The $356,672, representing the lowest of three bids received by the city, is being furnished through a 10-year loan from the Georgia Municipal Association at an interest rate of 3 percent. Repayments will begin after the construction is completed; construction should take no longer than 12 weeks following the start date.

Plans for a gas line extension have been in the works for some time as a way to provide more cost-efficient heating fuel to the numerous chicken farmers who live south of the city, who currently must rely on expensive propane. At $900,000, the original total cost of the entire seven-mile project was deemed too prohibitive, and a plan to ask residents who would be hooked up to the line to pay a large service fee to help offset the cost was met with extreme dislike. The project was then downgraded and split into parts, with the portion contracted to NPL Construction covering only 2.9 miles of the original plan.

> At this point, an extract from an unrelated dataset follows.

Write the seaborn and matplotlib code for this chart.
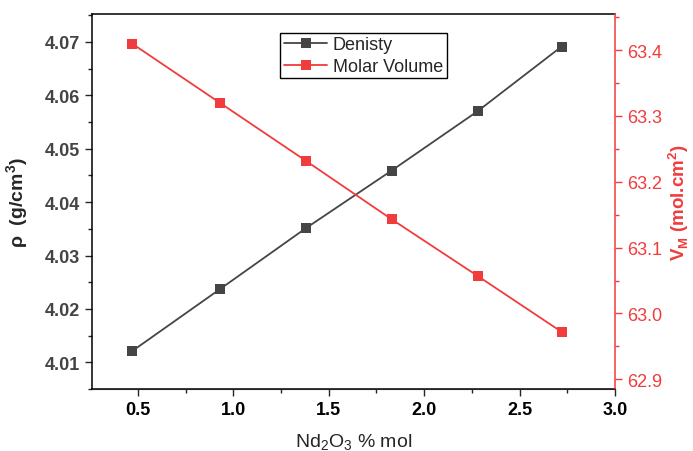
import numpy as np
import pandas as pd
import matplotlib.pyplot as plt
import seaborn as sns
from matplotlib.ticker import MultipleLocator

# data
nd2o3 = [0.47, 0.93, 1.38, 1.83, 2.28, 2.72]
density = [4.0121, 4.0237, 4.0351, 4.0459, 4.0570, 4.0691]
molar_volume = [63.410, 63.320, 63.232, 63.143, 63.057, 62.972]

df = pd.DataFrame({'Nd2O3': nd2o3, 'Denisty': density, 'Molar Volume': molar_volume})

sns.set_style("ticks")
plt.rcParams['font.family'] = ['Liberation Sans', 'DejaVu Sans']
plt.rcParams['mathtext.fontset'] = 'custom'
plt.rcParams['mathtext.rm'] = 'Liberation Sans'
plt.rcParams['mathtext.bf'] = 'Liberation Sans:bold'

gray = '#454545'
red = '#f03c3c'

fig = plt.figure(figsize=(6.93, 4.52), dpi=100)
ax = fig.add_axes([0.1328, 0.137, 0.7546, 0.8298])
ax2 = ax.twinx()

sns.lineplot(data=df, x='Nd2O3', y='Denisty', ax=ax, color=gray, marker='s',
             markersize=7, markeredgewidth=0, linewidth=1.3, label='Denisty', legend=False)
sns.lineplot(data=df, x='Nd2O3', y='Molar Volume', ax=ax2, color=red, marker='s',
             markersize=7, markeredgewidth=0, linewidth=1.3, label='Molar Volume', legend=False)

ax.set_xlim(0.26, 3.0)
ax.set_ylim(4.005, 4.0752)
ax2.set_ylim(62.885, 63.455)

ax.xaxis.set_major_locator(MultipleLocator(0.5))
ax.xaxis.set_minor_locator(MultipleLocator(0.25))
ax.yaxis.set_major_locator(MultipleLocator(0.01))
ax.yaxis.set_minor_locator(MultipleLocator(0.005))
ax2.yaxis.set_major_locator(MultipleLocator(0.1))
ax2.yaxis.set_minor_locator(MultipleLocator(0.05))
ax.yaxis.set_major_formatter(plt.FormatStrFormatter('%.2f'))
ax2.yaxis.set_major_formatter(plt.FormatStrFormatter('%.1f'))

for s in ['left', 'bottom', 'top']:
    ax.spines[s].set_visible(True)
    ax.spines[s].set_color('black')
    ax.spines[s].set_linewidth(1.1)
ax2.spines['right'].set_visible(True)
ax2.spines['right'].set_color(red)
ax2.spines['right'].set_linewidth(1.1)
ax2.spines['top'].set_visible(False)
ax2.spines['left'].set_visible(False)
ax.spines['right'].set_visible(False)

ax.tick_params(axis='both', which='major', direction='out', length=5, width=1, top=False, right=False)
ax.tick_params(axis='both', which='minor', direction='out', length=3, width=1, top=False, right=False)
ax.tick_params(axis='x', labelsize=13, labelcolor='black')
ax.tick_params(axis='y', labelsize=13, labelcolor='#444444')
for lab in ax.get_xticklabels() + ax.get_yticklabels():
    lab.set_fontweight('bold')

ax2.tick_params(axis='y', which='major', direction='out', length=5, width=1, colors=red, labelsize=13)
ax2.tick_params(axis='y', which='minor', direction='out', length=3, width=1, colors=red)

ax.set_xlabel(r'Nd$_2$O$_3$ % mol', fontsize=14, labelpad=10)
ax.set_ylabel(r'$\mathbf{\rho}$  (g/cm$^\mathbf{3}$)', fontsize=14, fontweight='bold', labelpad=10)
ax2.set_ylabel(r'V$_\mathbf{M}$ (mol.cm$^\mathbf{2}$)', fontsize=13.5, fontweight='bold', color=red, labelpad=3)

h1, l1 = ax.get_legend_handles_labels()
h2, l2 = ax2.get_legend_handles_labels()
leg = ax.legend(h1 + h2, l1 + l2, loc='upper left', bbox_to_anchor=(0.36, 0.95),
                fontsize=13, frameon=True, fancybox=False, framealpha=1,
                edgecolor='black', borderpad=0.2, labelspacing=0.25,
                handlelength=2.4, handletextpad=0.3, borderaxespad=0)
leg.get_frame().set_linewidth(1.0)

fig.savefig('out.png', dpi=100)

The city, though it approved the contract, admits that this first section of new gas line will not be profitable due to the scant number of chicken houses and residents to which it will attach. Once loan repayments begin, the city will owe the Georgia Municipal Association approximately $31-32,000 per year; in the first year of service, the city estimates to make only $9,000 off the new section of line. Despite the cost, the LaFayette city council concluded that the project must be done in order to continue the expansion further southward along the originally planned route, where more poultry houses and residents live and will be able to connect to the services.

The new gas line will travel down Foster Mill Drive, eventually reaching East Broomtown Road with the final phase of the project, which is still years away. City officials hope to have a project ready to be bid to complete the next section of the gas line within the next two y. Construction on the first section is set to be complete before the start of the winter season.